The TOP PRODUCER in the garden---BLUEBERRIES. We literally were drowning in them for a solid EIGHT WEEKS. They started July 12. I picked my last 2 pints on September 11.
I averaged over a quart of berries a day. It was crazy and wonderful. I ended up with 72 (one cup) bags in the freezer for winter. Joy!!
Tenting them with fabric kept all birds away from them. I will definitely do this from now on. I laid old boards on top of the Agribon on the ground and clipped the tops on to conduit my dear hubby ran from one end of the row to the other. It was a simple matter of "unclipping" a section each day to pick. Easy and effective.
I didn't change much as far as vegetable varieties go. We still rate Brandywine as the best tasting tomato. We tried a new variety-Lakeside- this year. It was NASTY . It's a "local" strain, bred for our very short season. They can keep it. We hated it.

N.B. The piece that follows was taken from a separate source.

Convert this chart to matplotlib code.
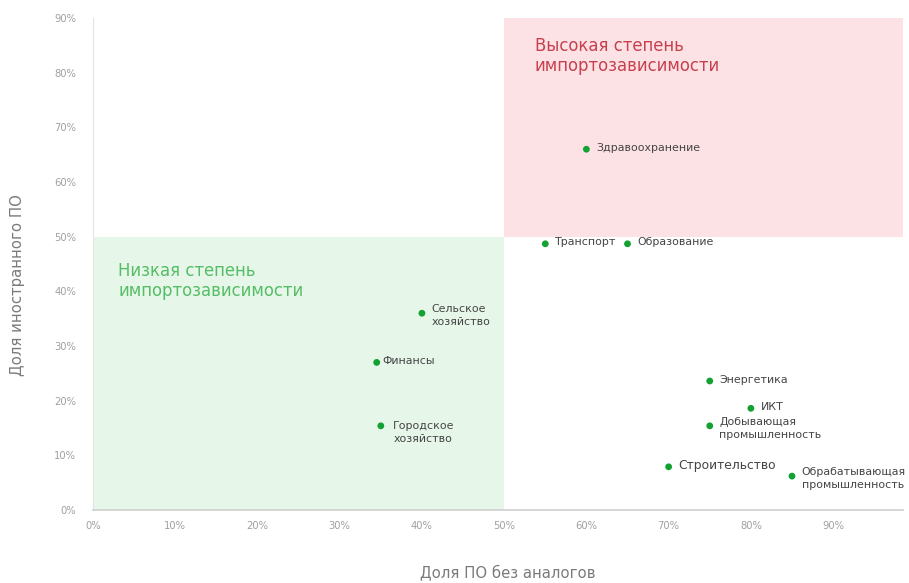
import matplotlib
matplotlib.use("Agg")
import matplotlib.pyplot as plt
from matplotlib.patches import Rectangle
from matplotlib.ticker import FuncFormatter

plt.rcParams['font.family'] = ['DejaVu Sans']

# Sectors: share of software without analogues (x) vs share of foreign software (y)
sectors = [
    "Здравоохранение", "Транспорт", "Образование", "Сельское\nхозяйство",
    "Финансы", "Городское\nхозяйство", "Энергетика", "ИКТ",
    "Добывающая\nпромышленность", "Строительство", "Обрабатывающая\nпромышленность",
]
share_no_analogues = [0.60, 0.55, 0.65, 0.40, 0.345, 0.35, 0.75, 0.80, 0.75, 0.70, 0.85]
share_foreign = [0.66, 0.487, 0.487, 0.36, 0.27, 0.154, 0.236, 0.186, 0.154, 0.079, 0.062]

x_ticks = [0.0, 0.1, 0.2, 0.3, 0.4, 0.5, 0.6, 0.7, 0.8, 0.9]
y_ticks = [0.0, 0.1, 0.2, 0.3, 0.4, 0.5, 0.6, 0.7, 0.8, 0.9]

X_MAX = 0.985
Y_MAX = 0.90
THRESHOLD = 0.5

fig = plt.figure(figsize=(9.09, 5.83), dpi=100)
ax = fig.add_axes([0.1023, 0.1252, 0.8911, 0.8439])
ax.set_xlim(0, X_MAX)
ax.set_ylim(0, Y_MAX)

# Quadrant shading
ax.add_patch(Rectangle((0, 0), THRESHOLD, THRESHOLD, facecolor="#e6f7e9",
                       edgecolor="none", zorder=0))
ax.add_patch(Rectangle((THRESHOLD, THRESHOLD), X_MAX - THRESHOLD, Y_MAX - THRESHOLD,
                       facecolor="#fde2e5", edgecolor="none", zorder=0))

ax.text(0.537, 0.865, "Высокая степень\nимпортозависимости",
        color="#c7404e", fontsize=11.9, va="top", ha="left", linespacing=1.15)
ax.text(0.031, 0.454, "Низкая степень\nимпортозависимости",
        color="#55bd65", fontsize=11.9, va="top", ha="left", linespacing=1.15)

ax.scatter(share_no_analogues, share_foreign, s=24, color="#13a232", zorder=3,
           edgecolors="none")

# Label offsets in points (dx, dy) relative to each dot
label_offsets = {
    "Городское\nхозяйство": (9, -2),
    "Финансы": (4, 1),
}
for name, x, y in zip(sectors, share_no_analogues, share_foreign):
    dx, dy = label_offsets.get(name, (7, 1))
    size = 8.9 if name == "Строительство" else 7.9
    if "\n" in name:
        ax.annotate(name, (x, y), xytext=(dx, dy + 5.5), textcoords="offset points",
                    ha="left", va="top", fontsize=size, color="#444444",
                    linespacing=1.4)
    else:
        ax.annotate(name, (x, y), xytext=(dx, dy), textcoords="offset points",
                    ha="left", va="center", fontsize=size, color="#444444")

pct = FuncFormatter(lambda v, _: f"{round(v * 100)}%")
ax.set_xticks(x_ticks)
ax.set_yticks(y_ticks)
ax.xaxis.set_major_formatter(pct)
ax.yaxis.set_major_formatter(pct)
ax.tick_params(axis="both", length=0, labelsize=7.2, labelcolor="#a0a0a0")
ax.tick_params(axis="x", pad=8)
ax.tick_params(axis="y", pad=12)

for side in ("top", "right"):
    ax.spines[side].set_visible(False)
ax.spines["left"].set_color("#e4e4e4")
ax.spines["bottom"].set_color("#cfcfcf")
ax.spines["bottom"].set_linewidth(1.2)

ax.set_xlabel("Доля ПО без аналогов", fontsize=10.7, color="#7a7a7a", va="center")
ax.set_ylabel("Доля иностранного ПО", fontsize=10.7, color="#7a7a7a", va="center")
ax.xaxis.set_label_coords(0.512, -0.126)
ax.yaxis.set_label_coords(-0.093, 0.457)

fig.savefig("out.png", dpi=100, facecolor="white")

I also tried an Early Girl--not by choice, but since most of the seedlings I grew succumbed to the cold spring weather, I had no choice. It was too late to start seeds, and so I picked it up at the nursery .We didn't like those either. We're sticking with the best, but will keep trying shorter season ones because a lot of years we don't have enough time to get the Brandywines.
I also tried 4 varieties of carrots---the Mokums still taste best, but germination was terrible again this year. Prodigy was our next favorite, followed by SugarSnax , and dead last--Danvers Half Long. That said, however--the Danvers produced really well, and despite their "rooty" nature, they freeze well.
The corn--Bodacious--was excellent. I wish more than 12 stalks would have germinated. Durn cold spring! We will be repeating this variety next year. Loved it!!
As for FLOWERS--
The BEST NEW FLOWER this year was one I bought specifically for "the critters".
Joe Pye Weed -Eupatorium maculatum- is a prairie native growing 4-6 feet tall-- though mine hit heights of over 7 feet. I planted it under the drip line of my roof and the moisture from the sweating metal helped this baby thrive despite our lack of rain.
It was the first year for it and it got HUGE. The bees and butterflies swarmed all over this one. It also blocked the summer sun from coming in my picture window--a real benefit when hubby will not allow curtains. The birds loved using it as a perch and I got a real close-up of them. An all-around winner! I do have to remember to run a cattle panel in front of them--the flower heads, running upwards of 10 inches around, tended to "flop" in the rain. I bought seeds for a white version this summer and will be adding that into the area next spring.
OTHER THINGS THAT WORKED THIS YEAR:
GERANIUMS IN THE "FLOWERS" TUB-- I loved the geraniums in the "Flowers" tub--a mix of peach and white. Gorgeous!!
I also try different ways of doing things around here---always trying to make things go smoother.
Some things that worked really well---
SCREENS FOR WATER TANKS-- Keeps bugs/critters out and is easy to lift to get out water. I used to clip some of the Agribon fabric over them but it's far easier to remove a screen.
SCREENS OVER CARROT AND SALAD BEDS-- Screens over the beds containing lettuce, spinach, radish, kohlrabi and carrots cut problems down to near nothing. Birds pull the carrot seedlings out. Screens eliminated that problem completely.
MOSS ON TOP OF PLANTERS--Topping pots with moss worked wonders at holding moisture levels in the containers. Despite endless weeks without a drop of rain, the planters thrived with
only watering on Wednesdays and Saturdays. That saved a lot of time (and water!)